15 Great Movies With The Director Playing a Leading Role

In the history of cinema there are many films in which directors take on leading roles themselves, grabbing more attention, and one could claim authorship, through their simultaneous work in front of and behind the camera.

For popular movie culture a slew of names are often mentioned when considering what filmmakers balanced these such jobs best, yet often times notable cinema geniuses are forgotten with their work. So, this is a list concerned with which filmmakers were vital in acting within their own visions, with which films are really the best that involve such performances.

 

15. The Decameron by Pier Paolo Pasolini

the decameron

The first of Pasolini’s Trilogy of Life is this cynical comedy of vignettes rolling into each other, adapted from the text The Decameron and shrunken from the original 100 stories. Many such tales that occur in the film often involve people scamming one another for pleasure or profit.

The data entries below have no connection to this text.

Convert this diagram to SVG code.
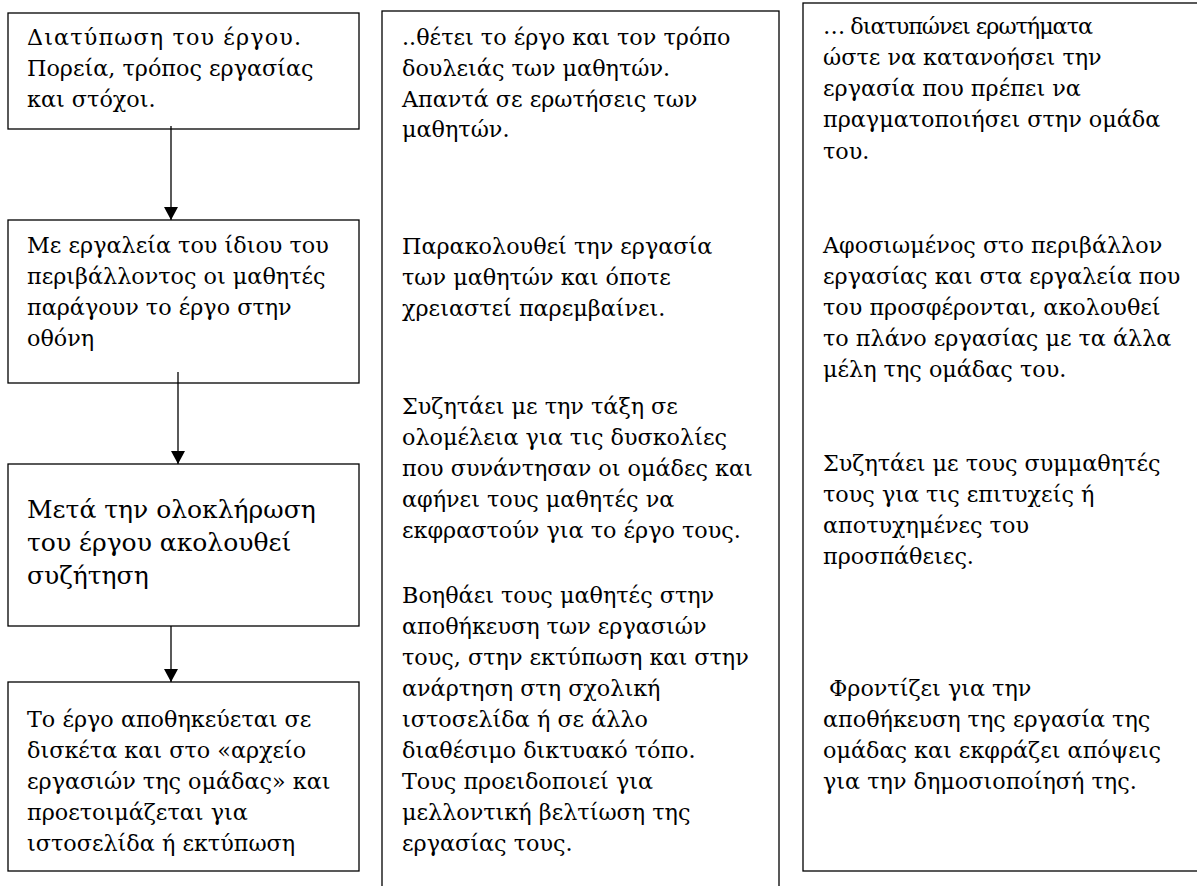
<svg xmlns="http://www.w3.org/2000/svg" width="1197" height="886" viewBox="0 0 1197 886">
<style>
.box{fill:#fff;stroke:#000;stroke-width:1.3}
.t{font-family:"DejaVu Serif","Liberation Serif",serif;font-size:22.3px;fill:#000}
.tl{font-family:"DejaVu Serif","Liberation Serif",serif;font-size:25px;fill:#000}
.c{stroke:#000;stroke-width:1.3;fill:none}
</style>
<defs>
<marker id="ah" markerWidth="16" markerHeight="14" refX="13" refY="7" orient="auto" markerUnits="userSpaceOnUse">
<path d="M0,0 L13,7 L0,14 Z" fill="#000"/>
</marker>
</defs>
<rect width="1197" height="886" fill="#fff"/>
<g id="step1">
<rect class="box" x="8" y="13" width="351" height="116"/>
<text class="t" x="27" y="45" textLength="274" lengthAdjust="spacing">Διατύπωση του έργου.</text>
<text class="t" x="27" y="76">Πορεία, τρόπος εργασίας</text>
<text class="t" x="27" y="107">και στόχοι.</text>
</g>
<g id="step2">
<rect class="box" x="8" y="220" width="351" height="163"/>
<text class="t" x="27" y="253">Με εργαλεία του ίδιου του</text>
<text class="t" x="27" y="284">περιβάλλοντος οι μαθητές</text>
<text class="t" x="27" y="315">παράγουν το έργο στην</text>
<text class="t" x="27" y="346">οθόνη</text>
</g>
<g id="step3">
<rect class="box" x="8" y="464" width="351" height="162"/>
<text class="tl" x="27" y="518">Μετά την ολοκλήρωση</text>
<text class="tl" x="27" y="551">του έργου ακολουθεί</text>
<text class="tl" x="27" y="584">συζήτηση</text>
</g>
<g id="step4">
<rect class="box" x="8" y="682" width="351" height="189"/>
<text class="t" x="27" y="727">Το έργο αποθηκεύεται σε</text>
<text class="t" x="27" y="758">δισκέτα και στο «αρχείο</text>
<text class="t" x="27" y="789">εργασιών της ομάδας» και</text>
<text class="t" x="27" y="820">προετοιμάζεται για</text>
<text class="t" x="27" y="851">ιστοσελίδα ή εκτύπωση</text>
</g>
<g id="teacher">
<rect class="box" x="382" y="11" width="397" height="900"/>
<text class="t" x="402" y="45">..θέτει το έργο και τον τρόπο</text>
<text class="t" x="402" y="76">δουλειάς των μαθητών.</text>
<text class="t" x="402" y="107">Απαντά σε ερωτήσεις των</text>
<text class="t" x="402" y="137">μαθητών.</text>
<text class="t" x="402" y="254">Παρακολουθεί την εργασία</text>
<text class="t" x="402" y="285">των μαθητών και όποτε</text>
<text class="t" x="402" y="316">χρειαστεί παρεμβαίνει.</text>
<text class="t" x="402" y="414">Συζητάει με την τάξη σε</text>
<text class="t" x="402" y="445">ολομέλεια για τις δυσκολίες</text>
<text class="t" x="402" y="476">που συνάντησαν οι ομάδες και</text>
<text class="t" x="402" y="507">αφήνει τους μαθητές να</text>
<text class="t" x="402" y="538">εκφραστούν για το έργο τους.</text>
<text class="t" x="402" y="603">Βοηθάει τους μαθητές στην</text>
<text class="t" x="402" y="634">αποθήκευση των εργασιών</text>
<text class="t" x="402" y="665">τους, στην εκτύπωση και στην</text>
<text class="t" x="402" y="696">ανάρτηση στη σχολική</text>
<text class="t" x="402" y="727">ιστοσελίδα ή σε άλλο</text>
<text class="t" x="402" y="758">διαθέσιμο δικτυακό τόπο.</text>
<text class="t" x="402" y="789">Τους προειδοποιεί για</text>
<text class="t" x="402" y="820">μελλοντική βελτίωση της</text>
<text class="t" x="402" y="851">εργασίας τους.</text>
</g>
<g id="student">
<rect class="box" x="803" y="3" width="420" height="868"/>
<text class="t" x="823" y="34" textLength="270" lengthAdjust="spacing">… διατυπώνει ερωτήματα</text>
<text class="t" x="823" y="65">ώστε να κατανοήσει την</text>
<text class="t" x="823" y="96">εργασία που πρέπει να</text>
<text class="t" x="823" y="127">πραγματοποιήσει στην ομάδα</text>
<text class="t" x="823" y="159">του.</text>
<text class="t" x="823" y="253">Αφοσιωμένος στο περιβάλλον</text>
<text class="t" x="823" y="284">εργασίας και στα εργαλεία που</text>
<text class="t" x="823" y="315">του προσφέρονται, ακολουθεί</text>
<text class="t" x="823" y="346">το πλάνο εργασίας με τα άλλα</text>
<text class="t" x="823" y="377">μέλη της ομάδας του.</text>
<text class="t" x="823" y="471">Συζητάει με τους συμμαθητές</text>
<text class="t" x="823" y="502">τους για τις επιτυχείς ή</text>
<text class="t" x="823" y="533">αποτυχημένες του</text>
<text class="t" x="823" y="564">προσπάθειες.</text>
<text class="t" x="829" y="696">Φροντίζει για την</text>
<text class="t" x="823" y="727">αποθήκευση της εργασία της</text>
<text class="t" x="823" y="758">ομάδας και εκφράζει απόψεις</text>
<text class="t" x="823" y="789">για την δημοσιοποίησή της.</text>
</g>
<g id="connectors">
<line class="c" x1="171" y1="126" x2="171" y2="220" marker-end="url(#ah)"/>
<line class="c" x1="178" y1="372" x2="178" y2="464" marker-end="url(#ah)"/>
<line class="c" x1="171" y1="626" x2="171" y2="682" marker-end="url(#ah)"/>
</g>
</svg>
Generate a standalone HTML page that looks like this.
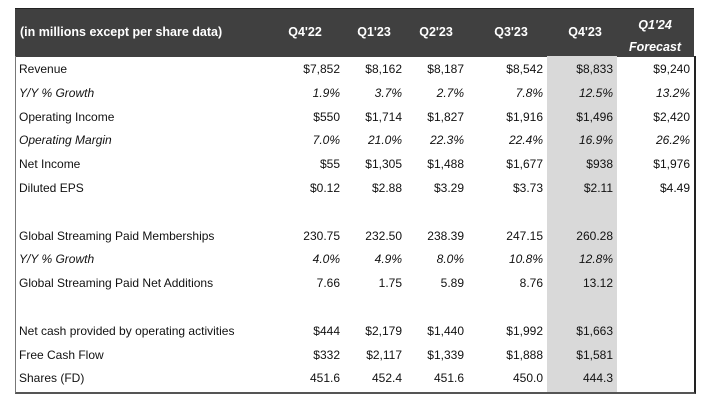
<!DOCTYPE html>
<html><head><meta charset="utf-8"><style>
body{margin:0;width:717px;height:412px;background:#fff;font-family:"Liberation Sans",sans-serif;font-size:12px;color:#111;position:relative;overflow:hidden}
#hdr{position:absolute;left:15px;top:8px;width:679px;height:48px;background:#404040;border-top:1px solid #222}
.h{position:absolute;color:#fff;font-weight:bold;font-size:12.5px;text-align:center}
#gray{position:absolute;left:547px;top:56px;width:70px;height:337px;background:#d9d9d9}
#frame{position:absolute;left:15px;top:56px;width:678px;height:336px;border-left:1px solid #777;border-right:2px solid #222;border-bottom:2px solid #555}
.c{position:absolute;white-space:nowrap;line-height:14px}
.r{text-align:right}
.i{font-style:italic}
</style></head><body>
<div id="hdr"></div>
<div class="h" style="left:20px;top:25px;text-align:left">(in millions except per share data)</div>
<div class="h" style="left:275px;top:25px;width:60px">Q4'22</div>
<div class="h" style="left:344px;top:25px;width:60px">Q1'23</div>
<div class="h" style="left:406px;top:25px;width:60px">Q2'23</div>
<div class="h" style="left:481px;top:25px;width:60px">Q3'23</div>
<div class="h" style="left:555px;top:25px;width:60px">Q4'23</div>
<div class="h i" style="left:615px;top:14px;width:80px;line-height:22px">Q1'24<br>Forecast</div>
<div id="gray"></div>
<div id="frame"></div>
<div id="rows"></div>
<script>
const labels=["Revenue","Y/Y % Growth","Operating Income","Operating Margin","Net Income","Diluted EPS","","Global Streaming Paid Memberships","Y/Y % Growth","Global Streaming Paid Net Additions","","Net cash provided by operating activities","Free Cash Flow","Shares (FD)"];
const italic=[0,1,0,1,0,0,0,0,1,0,0,0,0,0];
const q422=["$7,852","1.9%","$550","7.0%","$55","$0.12","","230.75","4.0%","7.66","","$444","$332","451.6"];
const q123=["$8,162","3.7%","$1,714","21.0%","$1,305","$2.88","","232.50","4.9%","1.75","","$2,179","$2,117","452.4"];
const q223=["$8,187","2.7%","$1,827","22.3%","$1,488","$3.29","","238.39","8.0%","5.89","","$1,440","$1,339","451.6"];
const q323=["$8,542","7.8%","$1,916","22.4%","$1,677","$3.73","","247.15","10.8%","8.76","","$1,992","$1,888","450.0"];
const q423=["$8,833","12.5%","$1,496","16.9%","$938","$2.11","","260.28","12.8%","13.12","","$1,663","$1,581","444.3"];
const q124=["$9,240","13.2%","$2,420","26.2%","$1,976","$4.49","","","","","","","",""];
const cols=[q422,q123,q223,q323,q423,q124];
const colNames=["q4-22","q1-23","q2-23","q3-23","q4-23","q1-24"];
const rights=[340,402,464,543,613,690];
const root=document.getElementById('rows');
function y(i){return 62+i*23.8;}
labels.forEach((l,i)=>{
 if(l){const d=document.createElement('div');d.className='c'+(italic[i]?' i':'');
 
 
 d.style.left='19px';d.style.top=y(i)+'px';d.textContent=l;root.appendChild(d);}
 cols.forEach((c,j)=>{if(!c[i])return;const d=document.createElement('div');d.className='c r'+(italic[i]?' i':'');
 
 
 d.style.left=(rights[j]-80)+'px';d.style.width='80px';d.style.top=y(i)+'px';d.textContent=c[i];root.appendChild(d);});
});
</script>
</body></html>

Unlike other films on this list, Pasolini does not garner much time on screen, yet, his role in the film is absolutely vital to tying together the various tales. He plays Allievo di Giotto, a painter that must complete a fresco. In this pursuit the painter ultimately sheds light on the goals of an artist, there work.

 

14. A Man There Was by Victor Sjostrom

A Man There Was by Victor Sjostrom

The oldest film on the list, released in 1917, is also the shortest at 48 minutes in length. Coming from Ingmar Bergman’s idol Victor Sjostrom is this powerhouse vision of separation and the pain that comes with it.

Sjostrom plays Terje Vigen, a man that must leave his wife and daughter to find food to support them. He rows across the sea only to be captured by the British on his journey back towards his family. Few films exist that match the beauty of this tale, few excite such strong emotions. Full of gorgeous visuals, and an aching score, a masterpiece.

 

13. F for Fake by Orson Welles

This great work from Orson Welles stars the magician himself, playing himself. It is of course another matter of whether or not to describe his “role” as such, since he narrates what starts off as a tale of art forgers and their world, into something more introspective, involving Welles’ own life as a liar. The film is about liars, so Welles must include himself in this dialogue.

Also involved in the dialogue of lies and truths is the very nature of the film being a work of fiction itself, implicating itself as a liar. Lines between fact and fiction could not be blurred more than in this work.

 

12. The Holy Mountain by Alejandro Jodorowsky

The Holy Mountain

A surrealist vision unlike anything else in movies, ambitious in its total breakdown of humanity as a species, Jodorowsky plays the Alchemist.

The Alchemist sits in a tower and awaits the Thief to journey to him, in order to teach the Thief how to transcend human existence and become immortal. Set in a totally absurd world, impossible to predict, a work that cannot be contained.

 

11. Je Tu Il Elle by Chantal Akerman

A film that includes Chantal Akerman as the central character, playing a woman disconnected. The movie opens up with Akerman naked in a room, using a blanket for warmth, eating sugar alone.

Transitioning from this opening Akerman meets a man, a woman, in this contemplation on sexuality. Bare and simple, one of Akerman’s great and most distinct works.

 

10. A nos amours by Maurice Pialat

A nos amours by Maurice Pialat

Featuring the 16 year old Sandrine Bonnaire in a breakout performance as Suzanne, Pialat delivered one of the best coming-of-age tales in movie history. Suzanne of course is the lead character, driving a film about her evolution from a sexually emerging girl into a woman, having one boyfriend and then another.

Her relationship with all the men of her life proves to be the central concern of Pialat’s work, with Pialat himself playing her father, portraying a universal and strained relationship on film. Aching with beauty, Pialat and Bonnaire star in some of the most insightful scenes regarding the relationship between fathers and daughters.

 

9. Under the Sun of Satan by Maurice Pialat

Under the Sun of Satan by Maurice Pialat

Also starring Bonnaire, in a film approaching the subject of sin and a priest that shoulders the entirety of its weight, played by Gerard Depardieu, Pialat created a work of unparalleled philosophical density.

Pialat plays a priest in this film, advising Depardieu in his attempts to understand the complexities of sin, of how to dispel its compulsion. A complex masterpiece that demands multiple viewings to be understood fully.